PESHAWAR, May 5: The Peshawar High Court on Thursday disposed of a writ petition of an Arab woman and her Pakistani husban and directed the federal government to expeditiously process her application for Pakistani citizenship.
A two-member bench comprising Chief Justice Tariq Pervez and Justice Ijazul Hassan observed that the plea was premature as the government had yet not denied citizenship to the petitioner.
The bench observed that the visa of petitioner Ms Sheikha Muhammad Hamoud Alhamdi was valid till June 18 and till that date she could legally stay in Pakistan.
Petitioner Sheikha had come from the United Arab Emirate to Karak, a southern district of the NWFP, on April 7 and married her former family driver Juma Raz Khan the same day. Since then she had been fearing arrest and deportation to her country.
A panel of lawyers comprising Zafar Abbas Zaidi, Farmanullah Khattak and Ms Mussarat Hillali appeared for the petitioner. They contended that Ms Sheikha was in Pakistan on a valid visa which would expire on June 18. She applied to the interior ministry for grant of Pakistani citizenship on the grounds that her husband is Pakistani, but the the matter had not been decided yet.
A section officer of the federal interior ministry, Muhammad Salahuddin, appeared before the court and stated that they had not received any application from Ms Sheikha.
The petitioner’s counsel rebutted the claim, produced receipts of a courier company and stated that the application had ben sent through courier service.
Deputy Attorney General (DAG) Salahuddin Khan stated that the ministry had not received any application. He further said that the application, purportedly sent by the petitioner, was not submitted in accordance with the Citizenship Act.
The DAG argued that an application for citizenship had to be submitted on a proper proforma along with relevant documents. He said the interior ministry had various sections and it was not known to which section the said application had been sent.
The bench, however, observed that an ordinary citizen could not be aware of these technicalities and even if the application had reached a wrong section it should have been referred to the section concerned.
Justice Tariq observed that if the ministry had not received the application, it could be handed over to the section officer in the court.

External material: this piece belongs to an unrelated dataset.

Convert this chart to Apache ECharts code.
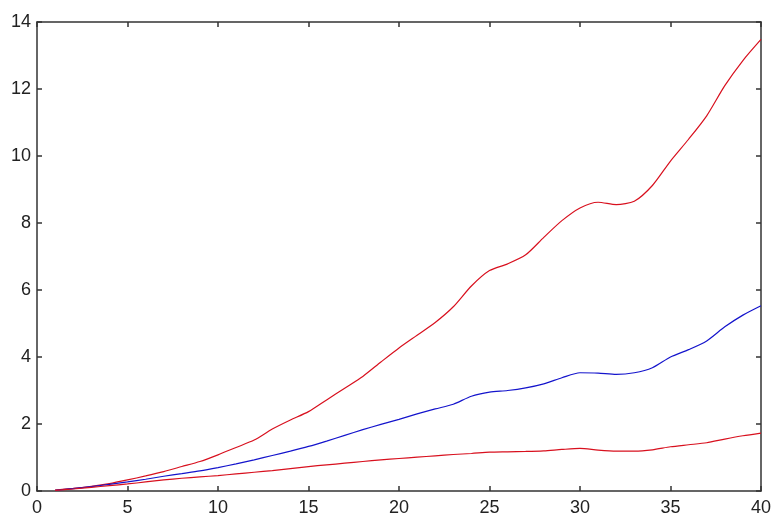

The court asked the petitioner to give her application to the section officer and directed the ministry to properly inform the petitioner of flaws, if any, in her application.
The bench observed that a writ petition could not be entertained in the absence of a cause of action.
It pointed out that in the cited case of Indian national Dr Hafsa Aman, she was denied citizenship and was asked to leave the country, whereas in the present case the government had not yet given a response or issued a deportation order.
Meanwhile, the high court will hear on May 9 a petition file by Juma Raz Khan seeking quashment of an FIR registered against him and his two brothers at the police station in Karak city. In the FIR they have been charged with keeping the Arab woman in illegal confinement.